Nkosana Makate demands Vodacom's financials

Nkosana Makate, who won the case against Vodacom involving the 'Please Call Me' invention./Simphiwe Nkwali
Nkosana Makate, who won the case against Vodacom involving the 'Please Call Me' invention./Simphiwe Nkwali

Leading cellphone network provider Vodacom has refused to grant Please Call (PCM) Me inventor Nkosana Makate access to its financial records as the two parties battle it out once again in court.

Makate approached the North Gauteng High Court in Pretoria in an effort to force Vodacom, which had offered him a R47m compensation for his idea, to release its records and other statements that it used to determine its proposed settlement figure.

The inventor declined the offer, which was made in January last year, as he believes that he deserved around R20bn as compensation.

Makate believes that access to Vodacom's financial records from 1997 to 2000 would allow him to make an estimation of how much he should receive as a reasonable offer for his idea, which he believes the cellphone company generated billions of rands from.

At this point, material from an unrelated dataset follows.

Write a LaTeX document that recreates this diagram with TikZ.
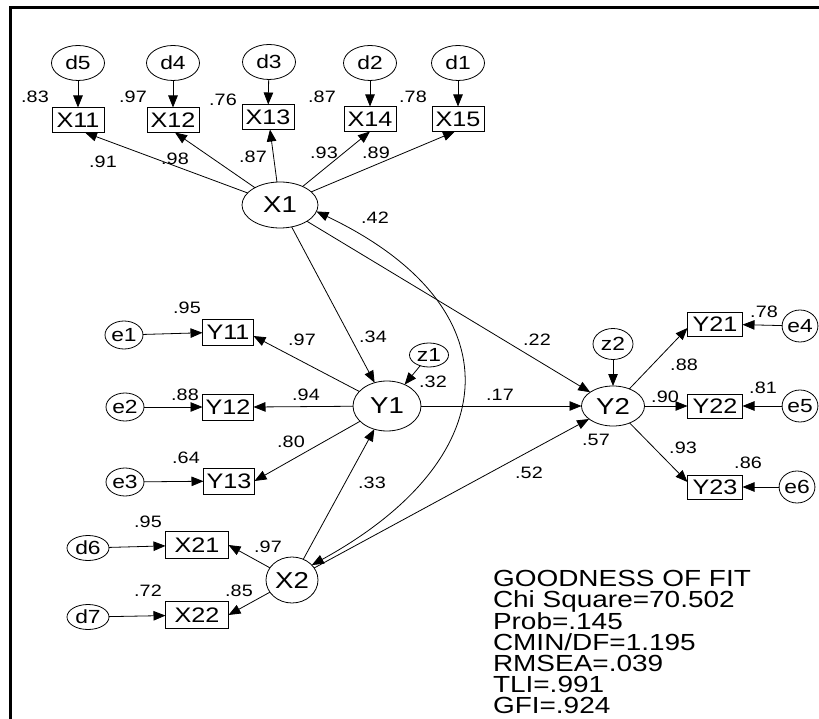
\documentclass[tikz,border=0pt]{standalone}
\usepackage{fontspec}
\setmainfont{Liberation Sans}[FakeStretch=1.2]
\usetikzlibrary{shapes.geometric,arrows.meta}
\begin{document}
\begin{tikzpicture}[x=1pt,y=-1pt,
  every node/.style={inner sep=0pt, outer sep=0pt},
  obsbox/.style 2 args={draw, line width=0.8pt, rectangle, minimum width=#1, minimum height=#2, font=\fontsize{21}{24}\selectfont},
  latent/.style 2 args={draw, line width=0.8pt, ellipse, minimum width=#1, minimum height=#2, font=\fontsize{23}{27}\selectfont},
  errnode/.style 2 args={draw, line width=0.8pt, ellipse, minimum width=#1, minimum height=#2, font=\fontsize{19}{22}\selectfont},
  lab/.style={font=\fontsize{16.5}{19}\selectfont},
  gof/.style={font=\fontsize{23.3}{21.2}\selectfont, anchor=base west},
  arr/.style={-{Triangle[length=12pt,width=9.5pt]}, line width=0.8pt},
  biarr/.style={{Triangle[length=12pt,width=9.5pt]}-{Triangle[length=12pt,width=9.5pt]}, line width=0.8pt}
]
\useasboundingbox (0,0) rectangle (819,719);
% frame
\draw[line width=3pt, line join=miter] (10,719) -- (10,7.5) -- (819,7.5);

% top indicators
\node[errnode={53pt}{35pt}] (d5) at (78,63) {d5};
\node[errnode={53pt}{35pt}] (d4) at (173,63) {d4};
\node[errnode={53pt}{35pt}] (d3) at (269,62) {d3};
\node[errnode={53pt}{35pt}] (d2) at (370,63) {d2};
\node[errnode={53pt}{35pt}] (d1) at (458,63) {d1};
\node[obsbox={52pt}{25pt}] (X11) at (78,120) {X11};
\node[obsbox={52pt}{25pt}] (X12) at (173,120) {X12};
\node[obsbox={52pt}{25pt}] (X13) at (268,117) {X13};
\node[obsbox={52pt}{25pt}] (X14) at (370,119) {X14};
\node[obsbox={52pt}{25pt}] (X15) at (458,119) {X15};
\node[latent={76pt}{46pt}] (X1) at (280,205) {X1};

% Y1 block
\node[errnode={38pt}{28pt}] (e1) at (124,335) {e1};
\node[errnode={38pt}{28pt}] (e2) at (125,407) {e2};
\node[errnode={38pt}{28pt}] (e3) at (125,482) {e3};
\node[obsbox={51pt}{26pt}] (Y11) at (228,332) {Y11};
\node[obsbox={51pt}{26pt}] (Y12) at (228,407) {Y12};
\node[obsbox={51pt}{26pt}] (Y13) at (229,481) {Y13};
\node[errnode={39pt}{24pt}] (z1) at (429,355) {z1};
\node[latent={68pt}{50pt}] (Y1) at (387,406) {Y1};

% Y2 block
\node[errnode={40pt}{31pt}] (z2) at (613,344) {z2};
\node[latent={63pt}{40pt}] (Y2) at (613,406) {Y2};
\node[obsbox={55pt}{24pt}] (Y21) at (715,324) {Y21};
\node[obsbox={55pt}{24pt}] (Y22) at (715,406) {Y22};
\node[obsbox={55pt}{24pt}] (Y23) at (715,487) {Y23};
\node[errnode={34pt}{32pt}] (e4) at (800,326) {e4};
\node[errnode={34pt}{32pt}] (e5) at (800,406) {e5};
\node[errnode={34pt}{32pt}] (e6) at (797,487) {e6};

% X2 block
\node[errnode={42pt}{25pt}] (d6) at (88,548) {d6};
\node[errnode={42pt}{25pt}] (d7) at (88,617) {d7};
\node[obsbox={63pt}{27pt}] (X21) at (197,545) {X21};
\node[obsbox={63pt}{27pt}] (X22) at (197,615) {X22};
\node[latent={52pt}{46pt}] (X2) at (292,580) {X2};

% connectors
\draw[arr] (d5) -- (X11);
\draw[arr] (d4) -- (X12);
\draw[arr] (d3) -- (X13);
\draw[arr] (d2) -- (X14);
\draw[arr] (d1) -- (X15);
\draw[arr] (X1) -- ([xshift=7pt]X11.south);
\draw[arr] (X1) -- ([xshift=2pt]X12.south);
\draw[arr] (X1) -- ([xshift=2pt]X13.south);
\draw[arr] (X1) -- (X14.south);
\draw[arr] (X1) -- ([xshift=-3pt]X15.south);
\draw[arr] (X1) -- (Y1);
\draw[arr] (X1) -- (Y2);
\draw[arr] (Y1) -- (Y2);
\draw[arr] (X2) -- (Y1);
\draw[arr] (X2) -- (Y2);
\draw[arr] (z1) -- (Y1);
\draw[arr] (z2) -- (Y2);
\draw[arr] (Y1) -- ([yshift=-4pt]Y11.east);
\draw[arr] (Y1) -- (Y12.east);
\draw[arr] (Y1) -- (Y13.east);
\draw[arr] (e1) -- (Y11);
\draw[arr] (e2) -- (Y12);
\draw[arr] (e3) -- (Y13);
\draw[arr] (Y2) -- ([yshift=-4pt]Y21.west);
\draw[arr] (Y2) -- (Y22.west);
\draw[arr] (Y2) -- ([yshift=5pt]Y23.west);
\draw[arr] (e4) -- (Y21);
\draw[arr] (e5) -- (Y22);
\draw[arr] (e6) -- (Y23);
\draw[arr] (d6) -- (X21);
\draw[arr] (d7) -- (X22);
\draw[arr] (X2) -- (X21.east);
\draw[arr] (X2) -- (X22.east);
\draw[biarr] (X1.-10) .. controls (517,307) and (507,458) .. (X2.37);

% labels
\node[lab] (l1) at (35,97) {.83};
\node[lab] (l2) at (133,97) {.97};
\node[lab] (l3) at (223,100) {.76};
\node[lab] (l4) at (322,97) {.87};
\node[lab] (l5) at (413,97) {.78};
\node[lab] (l6) at (103,162) {.91};
\node[lab] (l7) at (175,159) {.98};
\node[lab] (l8) at (253,157) {.87};
\node[lab] (l9) at (324,153) {.93};
\node[lab] (l10) at (376,153) {.89};
\node[lab] (l11) at (375,218) {.42};
\node[lab] (l12) at (187,308) {.95};
\node[lab] (l13) at (302,340) {.97};
\node[lab] (l14) at (373,337) {.34};
\node[lab] (l15) at (433,382) {.32};
\node[lab] (l16) at (185,395) {.88};
\node[lab] (l17) at (306,395) {.94};
\node[lab] (l18) at (291,442) {.80};
\node[lab] (l19) at (186,458) {.64};
\node[lab] (l20) at (372,483) {.33};
\node[lab] (l21) at (537,340) {.22};
\node[lab] (l22) at (764,312) {.78};
\node[lab] (l23) at (684,365) {.88};
\node[lab] (l24) at (500,395) {.17};
\node[lab] (l25) at (665,397) {.90};
\node[lab] (l26) at (763,388) {.81};
\node[lab] (l27) at (596,440) {.57};
\node[lab] (l28) at (683,448) {.93};
\node[lab] (l29) at (529,473) {.52};
\node[lab] (l30) at (748,463) {.86};
\node[lab] (l31) at (148,522) {.95};
\node[lab] (l32) at (268,547) {.97};
\node[lab] (l33) at (148,591) {.72};
\node[lab] (l34) at (239,591) {.85};

% goodness of fit
\node[gof] (g1) at (493,586.7) {GOODNESS OF FIT};
\node[gof] (g2) at (493,607.9) {Chi Square=70.502};
\node[gof] (g3) at (493,629.1) {Prob=.145};
\node[gof] (g4) at (493,650.3) {CMIN/DF=1.195};
\node[gof] (g5) at (493,671.5) {RMSEA=.039};
\node[gof] (g6) at (493,692.7) {TLI=.991};
\node[gof] (g7) at (493,713.9) {GFI=.924};
\end{tikzpicture}
\end{document}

In his affidavit, Mohamed Joosub, Vodacom's CEO, stated that documents that Makate required had not place in the records stemming from negotiations between Vodacom and Makate.

"I do not know whether the applicant is intending to refer to documents which, according to the applicant, it was in my power to access from any source, even though neither party tendered those documents to me."

Joosub also argued that despite Makate's conviction that he had access to the documents that could prove that Please Call Me's had generated more profit than what he was told about.

"What I do wish to point out is that the additional documents are not, and were never, in my possession," Joosub said.

Joosub said there were no provisions of the Please Call Me liability and settlement that appears in the Vodacom financial statements that were provided to him.

"No information relating to the provision of PCM liability (if at all), as alleged by the applicant, was provided to me nor was any such information considered for purposes of my determination," he said.

He added: "None of the documentation in question is in my personal possession. These documents, insofar as they exist, may indeed be held by Vodacom, but not by me."

Joosub, who was cited as the first respondent, said he wanted to be "entirely neutral" in the matter.

In his affidavit, Makate argued that the annual report has always been compiled containing financial data based on source documents.

"These documents will show what impact Please Call Me had on the revenue and customer numbers when lodged in 2001 by comparing the revenue and customer numbers during the prior years from 1997-2006," Nkosana argued.

"My request is no fishing expedition," he argued.

Makate added: "Logic dictates that such financial data is derived from the source documents. They can only be derived from source documents and from nowhere else."

Makate also argued that the details are contained in financial and management reports and that PCM revenue generated can be calculated.

He argued that there was a way to quantify how PCMs return calls' revenue could be calculated by using a structured query language.

"I also tender to lead evidence under oath to enable the court to decide if Vodacom is being truthful in its allegations that it is impossible to calculate the revenue derived from PCM," he said.